I found myself eager to get back to ‘Damocles’ each time that I put it down, not so much because it’s a page-turner thriller (although there are some very tense moments) but because I was delighted by the way the story was told and I wanted to know more about the people and how they would work things out between them.
The basic premise is that, on a future Earth where space travel has been established for generations, evidence is discovered that extraterrestrials may have seeded human DNA throughout the universe. This leads to Damocles and its six-person crew being sent on a one-way expedition into deep space to uncover the truth. The crew encounter their first humanoid race when Damocles arrives at Didet, a planet bathed in the near-eternal daylight of seven suns.

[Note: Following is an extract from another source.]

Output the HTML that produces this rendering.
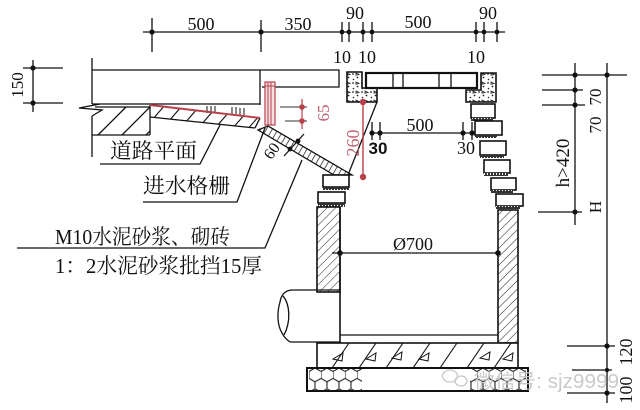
<!DOCTYPE html>
<html><head><meta charset="utf-8"><style>html,body{margin:0;padding:0;background:#fff}svg{display:block}</style></head>
<body>
<svg width="640" height="410" viewBox="0 0 640 410" xmlns="http://www.w3.org/2000/svg">
<defs>
<pattern id="hatch" width="6" height="6" patternUnits="userSpaceOnUse" patternTransform="rotate(45)"><line x1="0" y1="0" x2="0" y2="6" stroke="#222" stroke-width="1"/></pattern>
<pattern id="hatchS" width="5" height="5" patternUnits="userSpaceOnUse" patternTransform="rotate(30)"><line x1="0" y1="0" x2="0" y2="5" stroke="#222" stroke-width="1.5"/></pattern>
<pattern id="conc" width="9" height="9" patternUnits="userSpaceOnUse"><circle cx="2" cy="2" r="0.9" fill="#222"/><circle cx="6.5" cy="5.5" r="0.9" fill="#222"/><circle cx="2.5" cy="7.5" r="0.8" fill="#222"/><path d="M5,1 L8,2.5 L5,3.2 Z" fill="none" stroke="#222" stroke-width="0.8"/></pattern>
<pattern id="mortar" width="3" height="4" patternUnits="userSpaceOnUse"><rect width="3" height="4" fill="#333"/><rect x="1" y="1" width="1" height="2" fill="#fff"/></pattern>
<pattern id="hex" x="309" y="368" width="12" height="20.78" patternUnits="userSpaceOnUse"><path d="M0,3.46 L0,10.39 L6,13.86 L12,10.39 M6,13.86 L6,20.78 M0,3.46 L6,0 L12,3.46" fill="none" stroke="#222" stroke-width="1.1"/></pattern>
<clipPath id="baseClip"><rect x="317" y="343" width="201" height="25"/></clipPath>
<clipPath id="slopeClip"><polygon points="150,105 260,118 255,128 150,117"/></clipPath>
<clipPath id="roadClip"><rect x="93" y="107" width="57" height="28"/></clipPath>
</defs>

<g stroke="#111" stroke-width="1.3" fill="none">
<!-- top dimension -->
<line x1="143" y1="32" x2="505" y2="32"/>
<line x1="152" y1="18" x2="152" y2="52"/><line x1="261" y1="20" x2="261" y2="52"/>
<line x1="342" y1="22" x2="342" y2="42"/><line x1="349" y1="22" x2="349" y2="42"/>
<line x1="363" y1="22" x2="363" y2="42"/><line x1="372" y1="22" x2="372" y2="42"/>
<line x1="476" y1="22" x2="476" y2="42"/><line x1="484" y1="22" x2="484" y2="42"/>
<line x1="497" y1="22" x2="497" y2="42"/>

<!-- left 150 dim -->
<line x1="33" y1="60" x2="33" y2="112"/>
<line x1="23" y1="68" x2="63" y2="68"/><line x1="23" y1="103" x2="63" y2="103"/>

<!-- road slab -->
<line x1="92" y1="58" x2="92" y2="104"/>
<polyline points="92,70 339,70 339,87 262,87"/>
<line x1="260" y1="70" x2="260" y2="105"/>
<line x1="92" y1="104" x2="260" y2="104"/>
<polyline points="100,104 79,108 102,110 92,116"/>
<line x1="92" y1="116" x2="92" y2="157"/>
<line x1="92" y1="135" x2="150" y2="135"/>
<line x1="95" y1="107" x2="150" y2="107"/>
<line x1="150" y1="105" x2="150" y2="135"/>
<g clip-path="url(#roadClip)">
<line x1="98" y1="135" x2="126" y2="107"/><line x1="122" y1="135" x2="150" y2="107"/><line x1="146" y1="135" x2="174" y2="107"/>
</g>
<!-- sloped layer -->
<line x1="150" y1="117" x2="255" y2="128"/>
<line x1="260" y1="118" x2="255" y2="128"/>
<g clip-path="url(#slopeClip)" stroke-width="1.1">
<line x1="152" y1="120" x2="166" y2="104"/><line x1="168" y1="122" x2="182" y2="106"/><line x1="184" y1="124" x2="198" y2="108"/>
<line x1="200" y1="126" x2="214" y2="110"/><line x1="216" y1="127" x2="230" y2="111"/><line x1="232" y1="129" x2="246" y2="113"/>
<line x1="246" y1="131" x2="260" y2="115"/>
</g>
<g stroke-width="1">
<line x1="207" y1="106" x2="207" y2="113"/><line x1="211" y1="106" x2="211" y2="113"/><line x1="215" y1="106" x2="215" y2="113"/>
<line x1="232" y1="107" x2="232" y2="114"/><line x1="236" y1="107" x2="236" y2="114"/><line x1="240" y1="108" x2="240" y2="115"/><line x1="244" y1="108" x2="244" y2="115"/>
</g>

<!-- sloped support strip -->
<polygon points="268,126 352,175 334,175 258,130" fill="url(#hatchS)"/>
<!-- 60 dim -->
<line x1="304" y1="134" x2="284" y2="156"/>
<!-- side line -->
<line x1="377" y1="102" x2="348" y2="175"/>

<!-- left bricks -->
<rect x="323" y="175" width="26" height="12" fill="#fff" stroke-width="1.6"/>
<rect x="323" y="187" width="26" height="3" fill="url(#mortar)" stroke="none"/>
<rect x="318" y="192" width="27" height="11" fill="#fff" stroke-width="1.6"/>
<rect x="318" y="203" width="27" height="4" fill="url(#mortar)" stroke="none"/>
<!-- right bricks -->
<rect x="471" y="104" width="24" height="14" fill="#fff" stroke-width="1.6"/>
<rect x="471" y="118" width="22" height="3" fill="url(#mortar)" stroke="none"/>
<rect x="475" y="121" width="27" height="14" fill="#fff" stroke-width="1.6"/>
<rect x="475" y="135" width="22" height="3" fill="url(#mortar)" stroke="none"/>
<rect x="480" y="141" width="26" height="14" fill="#fff" stroke-width="1.6"/>
<rect x="480" y="155" width="24" height="3" fill="url(#mortar)" stroke="none"/>
<rect x="484" y="160" width="26" height="13" fill="#fff" stroke-width="1.6"/>
<rect x="484" y="173" width="24" height="3" fill="url(#mortar)" stroke="none"/>
<rect x="491" y="178" width="25" height="12" fill="#fff" stroke-width="1.6"/>
<rect x="491" y="190" width="22" height="3" fill="url(#mortar)" stroke="none"/>
<rect x="496" y="194" width="27" height="12" fill="#fff" stroke-width="1.6"/>
<rect x="496" y="206" width="24" height="3" fill="url(#mortar)" stroke="none"/>

<!-- top covers -->
<polygon points="347,72 362,72 362,88 377,88 377,102 347,102" fill="url(#conc)" stroke-width="1.6"/>
<rect x="366" y="73" width="111" height="15" fill="#fff" stroke-width="2.2"/>
<line x1="393" y1="73" x2="393" y2="88"/><line x1="403" y1="73" x2="403" y2="88"/>
<line x1="439" y1="73" x2="439" y2="88"/><line x1="451" y1="73" x2="451" y2="88"/>
<polygon points="481,73 496,73 496,102 466,102 466,90 481,90" fill="url(#conc)" stroke-width="1.6"/>

<!-- walls -->
<rect x="317" y="207" width="23" height="85" fill="url(#hatch)" stroke-width="1.6"/>
<line x1="340" y1="207" x2="340" y2="343" stroke-width="1.6"/>
<rect x="498" y="210" width="20" height="133" fill="url(#hatch)" stroke-width="1.6"/>
<line x1="340" y1="335" x2="498" y2="335"/>

<!-- pipe -->
<line x1="291" y1="290" x2="340" y2="290"/>
<line x1="290" y1="342" x2="340" y2="342"/>
<path d="M291,290 C284,291 281,296 280,302 C277,312 277,325 282,333 C284,337 287,340 290,342"/>
<path d="M283,296 C290,304 291,322 284,335"/>

<!-- O700 dim -->
<line x1="332" y1="253" x2="498" y2="253"/>

<!-- base concrete -->
<rect x="317" y="343" width="201" height="25" fill="#fff" stroke-width="1.6"/>
<g clip-path="url(#baseClip)" stroke-width="1.1">
<line x1="332" y1="368" x2="349" y2="343"/><line x1="359" y1="368" x2="376" y2="343"/>
<line x1="386" y1="368" x2="403" y2="343"/><line x1="413" y1="368" x2="430" y2="343"/>
<line x1="440" y1="368" x2="457" y2="343"/><line x1="467" y1="368" x2="484" y2="343"/>
<line x1="494" y1="368" x2="511" y2="343"/>
</g>
<g stroke-width="1">
<path d="M333,359 L343,353 L342,361 Z"/><path d="M366,359 L376,353 L375,361 Z"/>
<path d="M392,358 L402,352 L401,360 Z"/><path d="M419,359 L429,353 L428,361 Z"/>
<path d="M480,358 L490,352 L489,360 Z"/><path d="M503,359 L513,353 L512,361 Z"/>
</g>
<!-- gravel -->
<rect x="307" y="368" width="221" height="23" fill="#fff" stroke-width="2"/>
<rect x="309" y="369" width="53" height="21" fill="url(#hex)" stroke="none"/>
<rect x="470" y="369" width="56" height="21" fill="url(#hex)" stroke="none"/>

<!-- inner 500 dim -->
<line x1="372" y1="133" x2="472" y2="133"/>
<line x1="372" y1="122" x2="372" y2="140"/><line x1="380" y1="122" x2="380" y2="140"/>
<line x1="463" y1="122" x2="463" y2="140"/><line x1="472" y1="122" x2="472" y2="140"/>

<!-- right dims -->
<line x1="575" y1="63" x2="575" y2="225"/>
<line x1="607" y1="63" x2="607" y2="403"/>
<line x1="542" y1="75" x2="627" y2="75"/>
<line x1="542" y1="90" x2="583" y2="90"/>
<line x1="542" y1="105" x2="585" y2="105"/>
<line x1="538" y1="212" x2="582" y2="212"/>
<line x1="567" y1="346" x2="615" y2="346"/>
<line x1="572" y1="370" x2="612" y2="370"/>
<line x1="567" y1="393" x2="615" y2="393"/>

<!-- leaders -->
<polyline points="100,164 200,164 220,125"/>
<polyline points="143,202 237,202 265,128"/>
<polyline points="17,248 265,248 302,160"/>
</g>

<!-- dots -->
<g fill="#111">
<circle cx="152" cy="32" r="2.6"/><circle cx="261" cy="32" r="2.6"/>
<circle cx="342" cy="32" r="2.4"/><circle cx="349" cy="32" r="2.4"/><circle cx="363" cy="32" r="2.4"/><circle cx="372" cy="32" r="2.4"/>
<circle cx="476" cy="32" r="2.4"/><circle cx="484" cy="32" r="2.4"/><circle cx="497" cy="32" r="2.4"/>
<circle cx="33" cy="68" r="2.6"/><circle cx="33" cy="103" r="2.6"/>
<circle cx="298" cy="141" r="2.4"/><circle cx="290" cy="149" r="2.4"/>
<circle cx="372" cy="133" r="2.6"/><circle cx="380" cy="133" r="2.6"/><circle cx="463" cy="133" r="2.6"/><circle cx="472" cy="133" r="2.6"/>
<circle cx="340" cy="253" r="2.8"/><circle cx="498" cy="253" r="2.8"/>
<circle cx="575" cy="75" r="2.6"/><circle cx="607" cy="75" r="2.6"/><circle cx="575" cy="90" r="2.6"/><circle cx="575" cy="105" r="2.6"/>
<circle cx="575" cy="212" r="2.6"/><circle cx="607" cy="346" r="2.6"/><circle cx="607" cy="370" r="2.2"/><circle cx="607" cy="393" r="2.6"/>
</g>

<!-- red elements -->
<g stroke="#b8404a" fill="none">
<line x1="150" y1="105" x2="260" y2="118" stroke-width="2"/>
<rect x="265" y="82" width="10" height="43" fill="#f4e0e0" stroke-width="1.2"/>
<line x1="268" y1="82" x2="268" y2="125"/><line x1="271" y1="82" x2="271" y2="125"/>
<line x1="265" y1="86" x2="275" y2="86"/>
<line x1="280" y1="107" x2="307" y2="107" stroke="#333"/>
<line x1="285" y1="121" x2="307" y2="121" stroke="#333"/>
<line x1="302" y1="99" x2="302" y2="129" stroke-width="1.2"/>
<line x1="363" y1="102" x2="363" y2="177" stroke-width="1.4"/>
</g>
<g fill="#b8404a">
<circle cx="302" cy="107" r="2.8"/><circle cx="302" cy="121" r="2.8"/>
<circle cx="363" cy="102" r="3.2"/><circle cx="363" cy="177" r="3.2"/>
</g>
<text transform="translate(329,113) rotate(-90)" text-anchor="middle" font-family="Liberation Serif, serif" font-size="17" fill="#c06070">65</text>
<text transform="translate(359,143) rotate(-90)" text-anchor="middle" font-family="Liberation Serif, serif" font-size="18" fill="#c06070">260</text>

<!-- dimension text -->
<g font-family="Liberation Serif, serif" font-size="18" fill="#111" text-anchor="middle">
<text x="201" y="30">500</text>
<text x="298" y="30">350</text>
<text x="355" y="19">90</text>
<text x="418" y="28">500</text>
<text x="488" y="19">90</text>
<text x="342" y="63">10</text>
<text x="367" y="63">10</text>
<text x="476" y="63">10</text>
<text x="420" y="131">500</text>
<text x="466" y="154">30</text>
<text x="413" y="250">Ø700</text>
<text transform="translate(23,85) rotate(-90)" font-size="17">150</text>
<text transform="translate(276,154) rotate(-55)" font-size="16">60</text>
<text transform="translate(601,97) rotate(-90)" font-size="17">70</text>
<text transform="translate(601,125) rotate(-90)" font-size="17">70</text>
<text transform="translate(569,163) rotate(-90)" font-size="19">h&gt;420</text>
<text transform="translate(601,207) rotate(-90)" font-size="17">H</text>
<text transform="translate(632,352) rotate(-90)" font-size="18">120</text>
<text transform="translate(632,390) rotate(-90)" font-size="18">100</text>
</g>
<text x="378" y="154" text-anchor="middle" font-family="Liberation Sans, sans-serif" font-weight="bold" font-size="17" fill="#111">30</text>

<!-- labels -->
<g font-family="Liberation Serif, 'Noto Serif CJK SC', serif" font-size="21" fill="#111">
<text x="110" y="158" textLength="87" lengthAdjust="spacingAndGlyphs">道路平面</text>
<text x="143" y="193" textLength="87" lengthAdjust="spacingAndGlyphs">进水格栅</text>
<text x="55" y="244" textLength="175" lengthAdjust="spacingAndGlyphs">M10水泥砂浆、砌砖</text>
<text x="55" y="273" textLength="207" lengthAdjust="spacingAndGlyphs">1：2水泥砂浆批挡15厚</text>
</g>

<!-- watermark -->
<g stroke="#c4c4c4" fill="none" stroke-width="1.3" opacity="0.9">
<ellipse cx="450" cy="376" rx="7.5" ry="6"/>
<ellipse cx="461" cy="381" rx="6" ry="5"/>
</g>
<text x="474" y="388" font-family="Liberation Sans, 'Noto Sans CJK SC', sans-serif" font-size="20" fill="#c4c4c4" fill-opacity="0.9" textLength="145" lengthAdjust="spacingAndGlyphs">微信号: sjz9999</text>
</svg>
</body></html>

This is a First Contact novel with a twist. Instead of watching how the people of Earth respond when an alien spacecraft appears, ‘Damocles’ looks at what happens when people from Earth arrive, unannounced, on a planet the inhabitants haven’t made it out the gravity well and where even the idea of life on other planets is ridiculed. The tension is ratcheted up when a problem with Damocles forces the crew to land on Didet before they’ve had time to learn any of the local languages.
The story is told from two alternating points of view: Meg the Damocles linguist who has to bridge the gap between the crew and the people of Didet and Loul, a young Didet male who, seven years earlier, had presented a career-ending paper on how to prepare for aliens arriving on the planet, finds himself thrust into the centre of history-making events.
The dual-preselective story-telling worked very well. I particularly liked seeing Meg through Loul’s eyes. He becomes fascinated by how different she and the other Earthers are both physically and culturally and in the process, lets the reader see humans as others might see us: as strange, wonderful and hard to understand.
My favourite parts of the book were when Loul and Meg are working together to try to build a common language. The process is both plausible and exciting. It made me think about how language works and how much communication between different language groups is powered by a hunger to know and enabled by patience, mental flexibility and a willingness to make mistakes.
‘Damocles’ is a people-centric book. It covers some of the big cultural, linguistic and technological topics but its focus is always on the personal, whether the person comes from Earth or Didet.
There are enough plot twists and challenges to sustain a level of tension throughout the book and to create some moments of high drama and personal trauma.
I ended the book knowing that I’d found a new author that I needed to read more of. S. G. Redling didn’t write any more Science Fiction so my next book will be ‘Flowertown’ one of her thrillers.
When Feno Chemical spilled an experimental pesticide in rural Iowa, scores of people died. Those who survived contamination were herded into a US Army medically maintained quarantine and cut off from the world. Dosed with powerful drugs to combat the poison, their bodies give off a sickly sweet smell and the containment zone becomes known simply as Flowertown.
Seven years later, the infrastructure is crumbling, supplies are dwindling, and nobody is getting clean. Ellie Cauley doesn’t care anymore. Despite her paranoid best friend’s insistence that conspiracies abound, she focuses on three things: staying high, hooking up with the Army sergeant she’s not supposed to be fraternizing with and, most importantly, trying to ignore her ever-simmering rage. But when a series of deadly events rocks the compound, Ellie suspects her friend is right—something dangerous is going down in Flowertown and all signs point to a twisted plan of greed and abuse. She and the other residents of Flowertown have been betrayed by someone with a deadly agenda and their plan is just getting started. Time is running out. With nobody to trust and nowhere to go, Ellie decides to fight with the last weapon she has—her rage.